Expediting the time it takes to transfer youth out of foster care and back into permanent homes will be another top focus, she said.
Brady-Stepien has been with the Council for nearly seven years, most recently as an advocate in the state capital on issues ranging from social services funding to policies for child welfare investigations. She’s made regular appearances in front of legislative committees in favor of boosting support for transition-age foster youth, and preserving New York’s unique funding stream for prevention services.
“The Board is confident that Kathleen brings the experience, strong relationships, and vision needed to lead COFCCA’s next chapter,” said Elizabeth McCarthy, CEO of the nonprofit Sheltering Arms and the Council’s board chair, in a statement.

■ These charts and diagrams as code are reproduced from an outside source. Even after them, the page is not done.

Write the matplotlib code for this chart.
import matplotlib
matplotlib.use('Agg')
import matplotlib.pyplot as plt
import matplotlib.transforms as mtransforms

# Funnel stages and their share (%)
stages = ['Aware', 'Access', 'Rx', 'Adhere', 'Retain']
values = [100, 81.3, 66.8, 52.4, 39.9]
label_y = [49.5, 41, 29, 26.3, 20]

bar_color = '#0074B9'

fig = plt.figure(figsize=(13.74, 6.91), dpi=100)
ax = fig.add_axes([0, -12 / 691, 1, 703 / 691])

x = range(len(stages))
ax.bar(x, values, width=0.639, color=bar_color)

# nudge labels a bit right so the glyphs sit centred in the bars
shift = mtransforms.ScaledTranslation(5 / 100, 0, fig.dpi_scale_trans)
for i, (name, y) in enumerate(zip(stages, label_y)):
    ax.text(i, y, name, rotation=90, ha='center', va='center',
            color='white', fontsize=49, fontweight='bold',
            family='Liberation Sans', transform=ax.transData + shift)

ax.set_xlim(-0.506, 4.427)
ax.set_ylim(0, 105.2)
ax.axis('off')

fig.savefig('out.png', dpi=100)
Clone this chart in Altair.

The Council is a membership organization of more than 100 nonprofit organizations that includes some of the largest and oldest multi-services foster care organizations in the country and smaller community-based startups working on the frontlines of diverse, low-income communities.
She said that she’s paid close attention to the rising activist voices in child welfare, with growing calls in op-eds and protests the past year for dramatic reforms to a system that has long ensnared Black families at a disproportionate rate.
“We all need to advocate together and with our government partners to focus a lot more on the neglect side of things – the poverty issues that bring families to the attention of child welfare systems,” she said, pointing out that most of the allegations that come to the state central registry are about poverty, and disproportionately impact families of color.
“We all have a responsibility as a group of advocates to greatly reduce and hopefully eliminate child poverty.”